Not to mention the incredibly exciting possibility of translating texts, that have no direct translation available at this point. Linear B? … even Voynich? Unfortunately, the corpus of these texts is usually not large enough to build a representative sample of the embedding space, so this is not really applicable to the examples above (it did not work with Voynich either, as you can see me explaining in the Trans States talk - it was my first occult conference appearance and I still didn’t have courage to look at the footage lol. It’s behind a paywall, but here’s the transcript.)
Oh, and I totally think that the Universal Translator in Star Trek is built on Word Embeddings. In the Deep Space 9 s2e10 episode, the Translator failed for several minutes after the arrival of refugees from Gama Quadrant. It obviously took some time for the computer to collect a large enough dataset to build the embeddings, and then map them to the underlying ‘space of meanings’ all the humanoid entities share.
(Ah. DS9 is so good.)
And to end this musing section, let’s think about our own personal embeddings. If we were to train these on our own use of language, this space would be slightly different for everyone, shaped by the connotative meaning acquired through past experiences. Interestingly, the fact that we can communicate is partially due to the unconscious efforts to align the meaning maps between the speakers. Mind reading appears to be an important attribute of intelligence.
The Dance Continues
Similar to the damaru's echoes that gave birth to the Maheshwara Sutras during Shiva's cosmic dance, word embeddings form an echo chamber of meaning within which words evolve, interact, and co-create semantic landscapes. In both instances, language emerges as an agent of creation, a tool that shapes our reality as much as it helps us describe it.
Language, in any form, is a divine tool, a bridge between the tangible and the ineffable. Not a territory, yet powerful enough to change us to the core, trigger emotional storms or religious experiences.
From the creation dance of Lord Shiva, threading the Garland of Letters that constitute the universe, to the multidimensional vector space of word embeddings, the divine essence of language unravels. The dance continues, inside the boney rigs of A100 industrial-grade GPUs, into realms we are just beginning to imagine.

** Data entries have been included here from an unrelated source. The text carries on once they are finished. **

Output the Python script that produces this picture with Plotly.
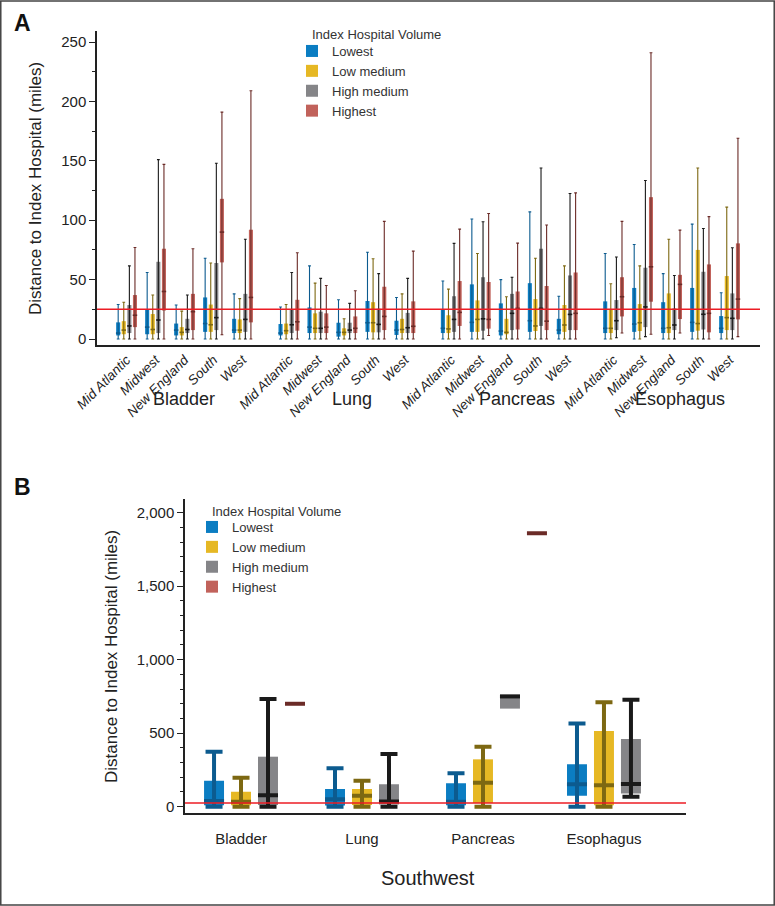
import plotly.graph_objects as go

W, H = 775, 906

cancers = ["Bladder", "Lung", "Pancreas", "Esophagus"]
regions = ["Mid Atlantic", "Midwest", "New England", "South", "West"]
volumes = ["Lowest", "Low medium", "High medium", "Highest"]
reference_miles = 25

# ---------------- Panel A (order: cancer-major, region-minor) ----------------
a_lowest_min = [0, 0, 0, 0, 0, 0, 0, 0, 0, 0, 0, 0, 0, 0, 0, 0, 0, 0, 0, 0]
a_lowest_q1 = [3, 4, 3, 6, 5, 3, 5, 2, 6, 3.4, 5, 6, 3, 6, 4, 5, 6, 5, 6, 5]
a_lowest_med = [5, 10, 7.5, 13, 7.5, 5, 10, 5.6, 13.7, 7.5, 9, 14, 6.7, 15.4, 7.5, 9, 12.6, 9, 14, 9]
a_lowest_q3 = [14, 25, 13, 35, 17, 12.6, 26.6, 13.7, 32, 15.4, 25, 46, 30, 47, 17, 31.7, 43, 31, 43, 19.3]
a_lowest_max = [29, 56, 28.6, 68, 38, 27, 61.6, 33, 73, 35, 48.8, 101, 50, 107, 36, 72, 79.6, 55, 96.7, 39]

a_lowmed_min = [0, 0, 0, 0, 0, 0, 0, 0, 0, 0, 0, 0, 0, 0, 0, 0, 0, 0, 0, 0]
a_lowmed_q1 = [4, 4, 3, 6, 5, 4, 5, 3, 5.6, 5, 5, 6, 4, 6.7, 6, 5, 6.7, 5, 7, 7.5]
a_lowmed_med = [7.5, 8, 5.6, 12, 7.5, 7, 9, 5.6, 13.7, 8, 8.5, 16.5, 5.6, 11, 11.8, 9, 13.7, 9.5, 13, 18]
a_lowmed_q3 = [15, 21, 10, 29, 16.5, 13, 21.6, 9, 31, 17, 20, 32.5, 17, 33.6, 28.6, 25, 29.4, 38.4, 75, 53]
a_lowmed_max = [31, 37, 23.5, 64, 34, 29, 47, 17, 67.5, 38, 42, 72, 35.6, 68, 61.6, 46.5, 61.6, 84, 144, 111]

a_highmed_min = [0, 0, 0, 0, 0, 0, 0, 0, 0, 0, 0, 0, 0, 0, 0, 1, 2, 0, 0, 0]
a_highmed_q1 = [5, 5, 5, 7.5, 6, 5, 5, 5, 5.6, 5, 6, 7, 7.5, 11, 7.5, 7.5, 10, 7.5, 8, 7.5]
a_highmed_med = [11, 16, 8, 18, 16.5, 12, 9, 7.5, 12.3, 9.5, 16.5, 17, 21.6, 25.8, 20.7, 15.4, 27, 11.8, 20.8, 17.4]
a_highmed_q3 = [28.6, 65, 17, 64, 38, 25, 23, 13.7, 25.5, 22, 36, 52, 38, 76, 53.5, 32.8, 60, 25.8, 56.6, 38.4]
a_highmed_max = [61.6, 151, 37, 148, 84, 56, 51, 30, 55, 51, 80.5, 98.7, 52, 144, 122.5, 69, 133.5, 53.5, 93, 76.8]

a_highest_min = [0, 0, 0, 3.6, 0, 0, 0, 0, 0, 0, 0, 3, 0, 0, 0, 5, 4, 5, 0, 2]
a_highest_q1 = [10, 24, 7.5, 64.5, 14, 7, 5, 5, 7.5, 5, 11, 8.7, 8, 7.5, 7.5, 19, 31.4, 16.8, 5.6, 16.5]
a_highest_med = [20, 40, 23, 90, 35, 14.5, 10, 9, 19, 10.7, 22.4, 16.5, 25.8, 15, 21.6, 35.6, 60.8, 46, 21.6, 33.6]
a_highest_q3 = [37, 76, 38, 118, 92, 33, 21.6, 19, 44, 31.7, 48.8, 48, 40, 44.6, 56, 52, 119.4, 54, 62.8, 80.5]
a_highest_max = [77, 147, 76, 191, 209, 72.6, 45, 40.6, 99, 74, 92.5, 105.7, 80.7, 96, 123, 99, 241, 91.7, 103, 169]

# ---------------- Panel B: Southwest (order: cancers) ----------------
b_lowest_min = [0, 0, 0, 0]
b_lowest_q1 = [10, 8, 10, 75]
b_lowest_med = [39, 50, 34, 152]
b_lowest_q3 = [177, 120, 159, 288]
b_lowest_max = [374, 261, 227, 565]

b_lowmed_min = [0, 0, 0, 0]
b_lowmed_q1 = [10, 12, 25, 10]
b_lowmed_med = [34, 75, 163, 145]
b_lowmed_q3 = [102, 120, 322, 515]
b_lowmed_max = [197, 177, 408, 710]

b_highmed_min = [0, 0, None, 68]
b_highmed_q1 = [12, 15, 667, 90]
b_highmed_med = [77, 35, 750, 154]
b_highmed_q3 = [340, 152, 762, 460]
b_highmed_max = [733, 358, None, 728]

b_highest_min = [None, None, None, None]
b_highest_q1 = [700, None, 1860, None]
b_highest_med = [700, None, 1860, None]
b_highest_q3 = [700, None, 1860, None]
b_highest_max = [None, None, None, None]

fills = ["#0b7dc2", "#e6b824", "#858588", "#c1625b"]
darks = ["#0c5b8f", "#7d6812", "#1a1a1a", "#6b2b27"]

A = [
    (a_lowest_min, a_lowest_q1, a_lowest_med, a_lowest_q3, a_lowest_max),
    (a_lowmed_min, a_lowmed_q1, a_lowmed_med, a_lowmed_q3, a_lowmed_max),
    (a_highmed_min, a_highmed_q1, a_highmed_med, a_highmed_q3, a_highmed_max),
    (a_highest_min, a_highest_q1, a_highest_med, a_highest_q3, a_highest_max),
]
B = [
    (b_lowest_min, b_lowest_q1, b_lowest_med, b_lowest_q3, b_lowest_max),
    (b_lowmed_min, b_lowmed_q1, b_lowmed_med, b_lowmed_q3, b_lowmed_max),
    (b_highmed_min, b_highmed_q1, b_highmed_med, b_highmed_q3, b_highmed_max),
    (b_highest_min, b_highest_q1, b_highest_med, b_highest_q3, b_highest_max),
]

GROUP_STEP_A = 5.6
OFF_A, BOXW_A = 0.193, 0.14
OFF_B, BOXW_B = 0.223, 0.165

xA_center = [ci * GROUP_STEP_A + ri for ci in range(len(cancers)) for ri in range(len(regions))]
xB_center = list(range(len(cancers)))

fig = go.Figure()


def add_boxes(xc, stats, off, shift, boxw, xa, ya, legend, whisk_t, cap_w, med_size, med_w):
    for k, (mn, q1, md, q3, mx) in enumerate(stats):
        xs = [x + (k - shift) * off for x in xc]
        wy, ep, em = [], [], []
        for lo, m, hi in zip(mn, md, mx):
            if lo is None or hi is None or m is None:
                wy.append(None); ep.append(0); em.append(0)
            else:
                wy.append(m); ep.append(hi - m); em.append(m - lo)
        fig.add_trace(go.Scatter(
            x=xs, y=wy, mode="markers", xaxis=xa, yaxis=ya,
            marker=dict(size=1, opacity=0), showlegend=False, hoverinfo="skip",
            error_y=dict(type="data", symmetric=False, array=ep, arrayminus=em,
                         color=darks[k], thickness=whisk_t, width=cap_w)))
        heights = [None if (a is None or b is None) else b - a for a, b in zip(q1, q3)]
        fig.add_trace(go.Bar(
            x=xs, y=heights, base=q1, width=boxw, xaxis=xa, yaxis=ya,
            marker=dict(color=fills[k], line=dict(width=0)),
            name=volumes[k], legend=legend, showlegend=True, legendgroup=legend + str(k)))
        fig.add_trace(go.Scatter(
            x=xs, y=md, mode="markers", xaxis=xa, yaxis=ya, showlegend=False,
            marker=dict(symbol="line-ew", size=med_size, color=darks[k],
                        line=dict(color=darks[k], width=med_w)),
            hoverinfo="skip"))


add_boxes(xA_center, A, OFF_A, 1.5, BOXW_A, "x", "y", "legend", 1.1, 1.4, 3.2, 1.6)
add_boxes(xB_center, B, OFF_B, 1.0, BOXW_B, "x2", "y2", "legend2", 4, 8.5, 14.3, 4)

base_font = "Liberation Sans, Arial, sans-serif"
title_font = "Liberation Sans, Arial, sans-serif"

def px_x(p):
    return p / W

def px_y(p):
    return 1 - p / H

fig.update_layout(
    width=W, height=H, autosize=False,
    margin=dict(l=0, r=0, t=0, b=0),
    paper_bgcolor="white", plot_bgcolor="white",
    barmode="overlay",
    font=dict(family=base_font, color="#222", size=14),
    xaxis=dict(domain=[px_x(97), px_x(760)], range=[-1.02, 21.85], anchor="y",
               tickvals=xA_center, ticktext=regions * len(cancers),
               tickangle=-45, tickfont=dict(size=13.5, style="italic", color="#222"),
               ticks="", showline=True, linecolor="#222", linewidth=1.5,
               showgrid=False, zeroline=False, automargin=False),
    yaxis=dict(domain=[px_y(345), px_y(31)], range=[-5.05, 259.3], anchor="x",
               tickvals=[0, 50, 100, 150, 200, 250], ticks="outside", ticklen=6,
               tickcolor="#222", tickfont=dict(size=15, color="#222"),
               minor=dict(dtick=25, tick0=0, ticks="outside", ticklen=3, tickcolor="#222"),
               showline=True, linecolor="#222", linewidth=1.5,
               showgrid=False, zeroline=False, automargin=False),
    xaxis2=dict(domain=[px_x(185), px_x(686)], range=[-0.463, 3.678], anchor="y2",
                tickvals=xB_center, ticktext=cancers, ticks="", ticklabelstandoff=12,
                tickfont=dict(size=15, color="#222"),
                showline=True, linecolor="#222", linewidth=1.5,
                showgrid=False, zeroline=False, automargin=False),
    yaxis2=dict(domain=[px_y(812.7), px_y(499)], range=[-41, 2093], anchor="x2",
                tickvals=[0, 500, 1000, 1500, 2000], tickformat=",", ticks="outside",
                ticklen=6, tickcolor="#222", tickfont=dict(size=15, color="#222"),
                minor=dict(dtick=100, tick0=0, ticks="outside", ticklen=3, tickcolor="#222"),
                showline=True, linecolor="#222", linewidth=1.5,
                showgrid=False, zeroline=False, automargin=False),
    legend=dict(x=px_x(292), y=px_y(36), xanchor="left", yanchor="top",
                font=dict(size=13, color="#333"), bgcolor="rgba(0,0,0,0)",
                tracegroupgap=0, itemclick=False),
    legend2=dict(x=px_x(192), y=px_y(512), xanchor="left", yanchor="top",
                 font=dict(size=13, color="#333"), bgcolor="rgba(0,0,0,0)",
                 tracegroupgap=0, itemclick=False),
)

# reference line (25 miles) in both panels
for ya, xa in (("y", "x"), ("y2", "x2")):
    fig.add_shape(type="line", xref=xa + " domain", yref=ya, x0=0, x1=1,
                  y0=reference_miles, y1=reference_miles,
                  line=dict(color="#ec1c24", width=1.6), layer="above")

# frame
fig.add_shape(type="rect", xref="paper", yref="paper", x0=0.001, x1=0.999, y0=0.001, y1=0.999,
              line=dict(color="#444", width=1.5), fillcolor="rgba(0,0,0,0)")

ann = []
ann.append(dict(text="<b>A</b>", x=px_x(12), y=px_y(23), xanchor="left", yanchor="middle",
                font=dict(size=23, color="#111", family=base_font)))
ann.append(dict(text="<b>B</b>", x=px_x(12), y=px_y(487), xanchor="left", yanchor="middle",
                font=dict(size=23, color="#111", family=base_font)))
ann.append(dict(text="Distance to Index Hospital (miles)", x=px_x(35), y=px_y(189),
                textangle=-90, xanchor="center", yanchor="middle",
                font=dict(size=17, color="#222", family=title_font)))
ann.append(dict(text="Distance to Index Hospital (miles)", x=px_x(111), y=px_y(657),
                textangle=-90, xanchor="center", yanchor="middle",
                font=dict(size=17, color="#222", family=title_font)))
ann.append(dict(text="Index Hospital Volume", x=px_x(310), y=px_y(35), xanchor="left",
                yanchor="middle", font=dict(size=13, color="#333")))
ann.append(dict(text="Index Hospital Volume", x=px_x(210), y=px_y(511), xanchor="left",
                yanchor="middle", font=dict(size=13, color="#333")))
group_label_px = [184, 352, 517, 680]
for c, gx in zip(cancers, group_label_px):
    ann.append(dict(text=c, x=px_x(gx), y=px_y(399),
                    xanchor="center", yanchor="middle",
                    font=dict(size=18, color="#222", family=title_font)))
ann.append(dict(text="Southwest", x=px_x(428), y=px_y(878), xanchor="center", yanchor="middle",
                font=dict(size=20, color="#222", family=title_font)))
for a in ann:
    a.setdefault("xref", "paper")
    a.setdefault("yref", "paper")
    a["showarrow"] = False
fig.update_layout(annotations=ann)

fig.write_html("out.html", config={"displayModeBar": False},
               post_script="document.body.style.margin='0';document.body.style.overflow='hidden';")
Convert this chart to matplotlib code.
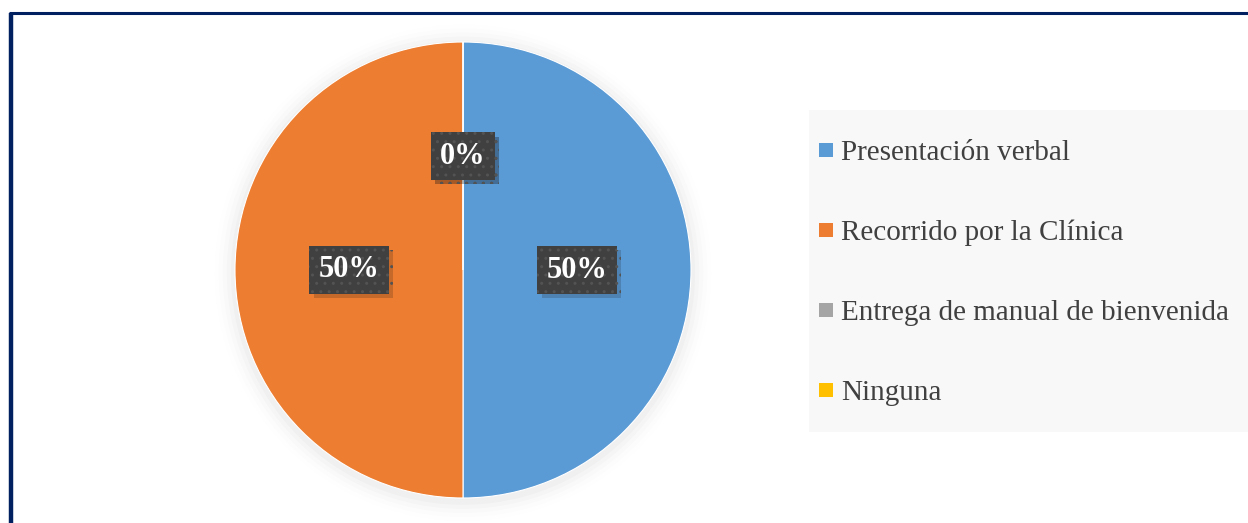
import matplotlib
matplotlib.use("Agg")
import matplotlib.pyplot as plt
from matplotlib.patches import Rectangle, Circle
from matplotlib.lines import Line2D
from matplotlib import patheffects as pe

# Datos
categorias = ["Presentación verbal", "Recorrido por la Clínica",
              "Entrega de manual de bienvenida", "Ninguna"]
valores = [50, 50, 0, 0]
colores = ["#5B9BD5", "#ED7D31", "#A5A5A5", "#FFC000"]

W, H = 1248, 523
fig = plt.figure(figsize=(W / 100, H / 100), dpi=100)
fig.patch.set_facecolor("white")

# marco azul (solo izquierda y arriba)
fig.add_artist(Line2D([11 / W, 11 / W], [0, 1 - 13 / H], color="#002060",
                      lw=3.2, transform=fig.transFigure, solid_capstyle="butt"))
fig.add_artist(Line2D([9 / W, 1], [1 - 13 / H, 1 - 13 / H], color="#002060",
                      lw=2.2, transform=fig.transFigure, solid_capstyle="butt"))

# Gráfico circular
cx, cy, r = 463, 270, 228
ax = fig.add_axes([(cx - r) / W, (H - cy - r) / H, 2 * r / W, 2 * r / H])
ax.axis("off")

# sombra suave alrededor del círculo
for i, a in enumerate([0.02, 0.016, 0.012, 0.008, 0.005]):
    ax.add_patch(Circle((0, -0.012), 1 + 0.018 * (i + 1), color="black",
                        alpha=a, lw=0, zorder=0, clip_on=False))

wedges, textos, autotextos = ax.pie(
    valores, colors=colores, startangle=90, counterclock=False, radius=1,
    autopct="%1.0f%%", pctdistance=0.5,
    wedgeprops=dict(edgecolor="white", linewidth=0.8),
    textprops=dict(color="white", fontsize=22, fontweight="bold",
                   family="Liberation Serif"))
ax.set_xlim(-1, 1)
ax.set_ylim(-1, 1)

for t in autotextos:
    t.set_bbox(dict(boxstyle="square,pad=0.3", facecolor="#404040",
                    edgecolor="#535353", linewidth=0, hatch=".."))
    t.get_bbox_patch().set_path_effects(
        [pe.SimplePatchShadow(offset=(3, -3), alpha=0.18), pe.Normal()])

# Leyenda
fig.add_artist(Rectangle((809 / W, 1 - 432 / H), 1 - 809 / W, 322 / H,
                         transform=fig.transFigure, facecolor="#F8F8F8",
                         edgecolor="none"))
for i, (nombre, color) in enumerate(zip(categorias, colores)):
    y = 150 + 80 * i
    fig.add_artist(Rectangle((819 / W, 1 - (y + 7) / H), 14 / W, 14 / H,
                             transform=fig.transFigure, facecolor=color,
                             edgecolor="none"))
    fig.text(841 / W, 1 - (y + 10) / H, nombre, fontsize=21, color="#404040",
             family="Liberation Serif", va="baseline", ha="left")

fig.savefig("out.png", dpi=100)
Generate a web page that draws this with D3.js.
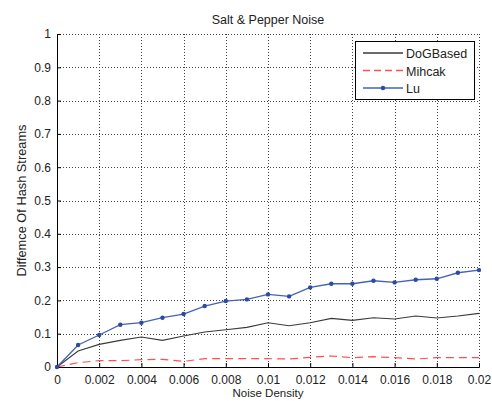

Thank you for staying with me, hope you enjoyed this content and if you made it this far, please hit that little <3 at the bottom and let me know your thoughts!
And if you want to catch the follow-up, and possibly some moody ramblings that I occasionally post in between, it’s here:
Anyone who uses an Animorphs slide is worthy of attention. I love the way thee describes the digital mind as 'inside the boney rigs of A100 industrial-grade GPUs, into realms we are just beginning to imagine.'. This is exactly it, a digital imagination; a reflection viewed on a Liquid Crystal Display, which in turn becomes imagination, like a feedback loop.
Love it and excited to see where you take this! My only feedback is that the use of the word "token" here: "This chain of letters is then run through a simple neural layer that takes each token and encodes it into a list of numbers called word embedding." might be confusing to someone that isn't already familiar with tokenization, even though that's what you are describing. "Token" isn't used prior to this, or after, and might lack context.